Fletcher earns a little more than $50,000 a year from her jobs. She has worried about wages at times, but she’s fixed on a goal that she and her husband, Matthew, set for themselves to reduce their debt, and they are making progress.

Fletcher said she has debt left from her younger years, and her husband’s early retirement from the National Guard in June created a fiscal disruption. They turned to credit cards to help pay bills for several months.

Fletcher, a staff sergeant in the Idaho National Guard, works at Gowen Field handling community relations and preparing paperwork to ease the transition of guardsmen who are sent to other regions. She is also a freshman girls volleyball coach at Mountain View High School in Meridian. When that season is over, she works with children who need to develop anger-management and other social skills.

Her husband is building a business in construction management and expects to start working on energy-efficient homes. They are following the tenets of personal-finance guru Dave Ramsey, whose column runs Saturdays in the Idaho Statesman, knocking down debt on everything from a mortgage to a time share.

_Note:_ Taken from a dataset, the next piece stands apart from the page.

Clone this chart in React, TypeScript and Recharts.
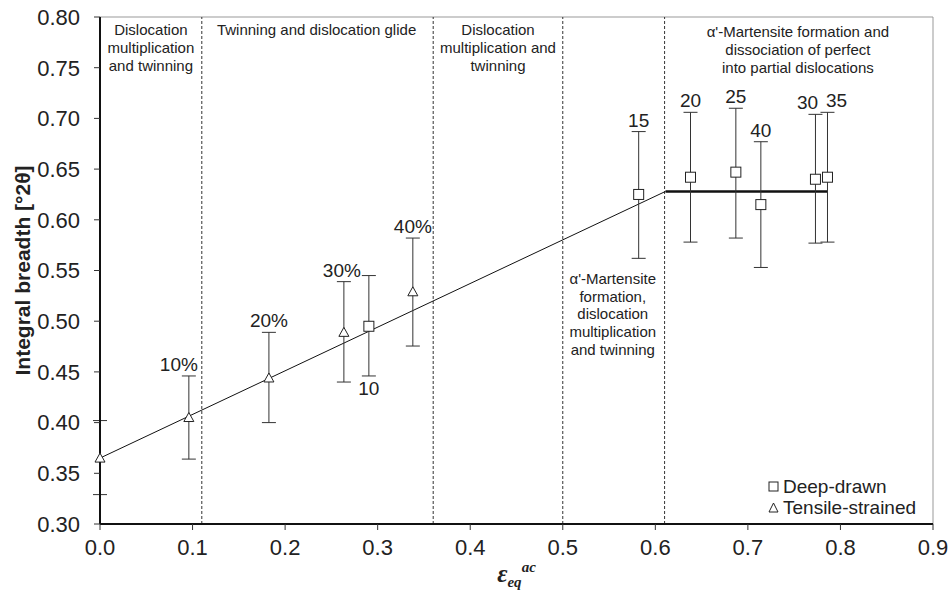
import React from "react";
import {
  ComposedChart,
  Scatter,
  ErrorBar,
  XAxis,
  YAxis,
  ReferenceLine,
  ReferenceDot,
} from "recharts";

// tensile-strained samples (open triangles)
const tensileStrain = [0, 0.096, 0.1825, 0.2635, 0.338];
const tensileBreadth = [0.365, 0.405, 0.444, 0.489, 0.529];
const tensileLow = [0.329, 0.364, 0.4, 0.44, 0.4755];
const tensileHigh = [0.402, 0.446, 0.489, 0.539, 0.582];
const tensileTags = ["", "10%", "20%", "30%", "40%"];

// deep-drawn samples (open squares), tagged by draw depth
const deepStrain = [0.2905, 0.582, 0.638, 0.687, 0.714, 0.773, 0.786];
const deepBreadth = [0.495, 0.625, 0.642, 0.647, 0.615, 0.64, 0.642];
const deepLow = [0.446, 0.562, 0.578, 0.582, 0.553, 0.577, 0.578];
const deepHigh = [0.545, 0.687, 0.706, 0.71, 0.677, 0.704, 0.706];
const deepTags = ["10", "15", "20", "25", "40", "30", "35"];

const xTicks = [0, 0.1, 0.2, 0.3, 0.4, 0.5, 0.6, 0.7, 0.8, 0.9];
const yTicks = [0.3, 0.35, 0.4, 0.45, 0.5, 0.55, 0.6, 0.65, 0.7, 0.75, 0.8];

// deformation regimes
const regionBounds = [0.11, 0.36, 0.5, 0.61];
const fitLine = [
  { x: 0, y: 0.365 },
  { x: 0.611, y: 0.628 },
];
const plateauLine = [
  { x: 0.611, y: 0.628 },
  { x: 0.786, y: 0.628 },
];

const noteX = [0.055, 0.234, 0.43, 0.754, 0.554];
const noteY = [0.787, 0.787, 0.787, 0.785, 0.5416];
const noteLines = [
  ["Dislocation", "multiplication", "and twinning"],
  ["Twinning and dislocation glide"],
  ["Dislocation", "multiplication and", "twinning"],
  ["α'-Martensite formation and", "dissociation of perfect", "into partial dislocations"],
  ["α'-Martensite", "formation,", "dislocation", "multiplication", "and twinning"],
];

const SANS = "'Liberation Sans', Arial, sans-serif";
const INK = "#222";

const toPoints = (xs: number[], ys: number[], lo: number[], hi: number[], tags: string[]) =>
  xs.map((x, i) => ({
    x,
    y: ys[i],
    err: [+(ys[i] - lo[i]).toFixed(4), +(hi[i] - ys[i]).toFixed(4)],
    lo: lo[i],
    hi: hi[i],
    tag: tags[i],
  }));

const tensile = toPoints(tensileStrain, tensileBreadth, tensileLow, tensileHigh, tensileTags);
const deep = toPoints(deepStrain, deepBreadth, deepLow, deepHigh, deepTags);

// tag anchors: above the error bar, except "10" which sits below it
const belowTags = new Set(["10"]);
const tagNudge: Record<string, number> = { "10%": -10, "30%": -2, "30": -8, "35": 9 };
const tagPoints = [...tensile, ...deep]
  .filter((p) => p.tag)
  .map((p) => ({ x: p.x, y: belowTags.has(p.tag) ? p.lo : p.hi, tag: p.tag, below: belowTags.has(p.tag) }));

const Triangle = (props: any) => {
  const { cx, cy } = props;
  if (cx == null || cy == null) return null;
  return (
    <polygon
      points={`${cx - 5},${cy + 4} ${cx + 5},${cy + 4} ${cx},${cy - 5}`}
      fill="#fff"
      stroke={INK}
      strokeWidth={1}
    />
  );
};

const Square = (props: any) => {
  const { cx, cy } = props;
  if (cx == null || cy == null) return null;
  return <rect x={cx - 5} y={cy - 5} width={10} height={10} fill="#fff" stroke={INK} strokeWidth={1} />;
};

const Tag = (props: any) => {
  const { cx, cy, payload } = props;
  if (cx == null || cy == null) return null;
  const dx = tagNudge[payload.tag] ?? 0;
  return (
    <text
      x={cx + dx}
      y={payload.below ? cy + 19 : cy - 5}
      textAnchor="middle"
      fontFamily={SANS}
      fontSize={19}
      fill={INK}
    >
      {payload.tag}
    </text>
  );
};

const noteShape = (lines: string[]) => (props: any) => {
  const { cx, cy } = props;
  return (
    <text x={cx} y={cy} textAnchor="middle" fontFamily={SANS} fontSize={15} fill={INK}>
      {lines.map((l, i) => (
        <tspan key={i} x={cx} y={cy + 5 + i * 17.7}>
          {l}
        </tspan>
      ))}
    </text>
  );
};

const YTitle = (props: any) => {
  const vb = props.viewBox;
  const cy = vb.y + vb.height / 2;
  return (
    <text
      x={30}
      y={cy}
      transform={`rotate(-90, 30, ${cy})`}
      textAnchor="middle"
      fontFamily={SANS}
      fontWeight="bold"
      fontSize={21}
      fill={INK}
    >
      Integral breadth [°2θ]
    </text>
  );
};

const XTitle = (props: any) => {
  const vb = props.viewBox;
  const cx = vb.x + vb.width / 2;
  return (
    <text
      x={cx}
      y={582}
      textAnchor="middle"
      fontFamily="'Liberation Serif', 'Times New Roman', serif"
      fontWeight="bold"
      fontStyle="italic"
      fill={INK}
    >
      <tspan fontSize={25}>ε</tspan>
      <tspan fontSize={15} dy={5}>
        eq
      </tspan>
      <tspan fontSize={15} dy={-15}>
        ac
      </tspan>
    </text>
  );
};

const LegendBox = () => (
  <div
    style={{
      position: "absolute",
      left: 766,
      top: 476,
      fontFamily: SANS,
      fontSize: 19,
      color: INK,
      lineHeight: "21px",
    }}
  >
    <div style={{ display: "flex", alignItems: "center" }}>
      <svg width={17} height={21}>
        <rect x={3} y={6} width={9} height={9} fill="#fff" stroke={INK} strokeWidth={1} />
      </svg>
      <span>Deep-drawn</span>
    </div>
    <div style={{ display: "flex", alignItems: "center" }}>
      <svg width={17} height={21}>
        <polygon points="3,15 12,15 7.5,6" fill="#fff" stroke={INK} strokeWidth={1} />
      </svg>
      <span>Tensile-strained</span>
    </div>
  </div>
);

export default function App() {
  return (
    <div style={{ position: "absolute", left: 0, top: 0, width: 950, height: 594, background: "#fff" }}>
      <ComposedChart width={950} height={594} margin={{ top: 17, right: 17, left: 0, bottom: 0 }}>
        <XAxis
          type="number"
          dataKey="x"
          domain={[0, 0.9]}
          ticks={xTicks}
          tickFormatter={(v: number) => v.toFixed(1)}
          height={70}
          tickSize={6}
          tickMargin={9}
          tick={{ fontSize: 22, fill: INK, fontFamily: SANS }}
          axisLine={{ stroke: "#111", strokeWidth: 2 }}
          tickLine={{ stroke: "#333" }}
          label={{ content: XTitle }}
        />
        <YAxis
          type="number"
          dataKey="y"
          domain={[0.3, 0.8]}
          ticks={yTicks}
          tickFormatter={(v: number) => v.toFixed(2)}
          width={100}
          tickSize={6}
          tickMargin={14}
          tick={{ fontSize: 22, fill: INK, fontFamily: SANS }}
          axisLine={{ stroke: "#111", strokeWidth: 2 }}
          tickLine={{ stroke: "#333" }}
          label={{ content: YTitle }}
        />
        <ReferenceLine y={0.8} stroke="#999" strokeWidth={1} />
        <ReferenceLine x={0.9} stroke="#999" strokeWidth={1} />
        {regionBounds.map((b) => (
          <ReferenceLine key={b} x={b} stroke="#333" strokeWidth={1} strokeDasharray="3 2" />
        ))}
        {noteLines.map((lines, i) => (
          <ReferenceDot
            key={i}
            x={noteX[i]}
            y={noteY[i]}
            r={0}
            ifOverflow="visible"
            shape={noteShape(lines)}
          />
        ))}
        <ReferenceLine segment={fitLine} stroke="#111" strokeWidth={1} />
        <ReferenceLine segment={plateauLine} stroke="#111" strokeWidth={2.5} />
        <Scatter data={tensile} shape={Triangle} isAnimationActive={false}>
          <ErrorBar dataKey="err" direction="y" width={7} stroke="#333" strokeWidth={1} />
        </Scatter>
        <Scatter data={deep} shape={Square} isAnimationActive={false}>
          <ErrorBar dataKey="err" direction="y" width={7} stroke="#333" strokeWidth={1} />
        </Scatter>
        <Scatter data={tagPoints} shape={Tag} isAnimationActive={false} legendType="none" />
      </ComposedChart>
      <LegendBox />
    </div>
  );
}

They finished off a top bill on their “snowball” list and are working on another one. They are also socking money into savings each month.

“One big thing we wanted to do was make sure we got out of debt as fast as we could,” she said.

Fletcher is up at 6 a.m. to work out and get to work by 7. She finishes at the National Guard around 4 and heads to Mountain View for volleyball practice or meets with child clients in her other job.

When the bills are paid off and the mortgage paid down, she might reach her goal of being a stay-at-home mom. In the meantime, her busy days offer one benefit.

“It definitely helps me sleep better, because I’m exhausted,” she said.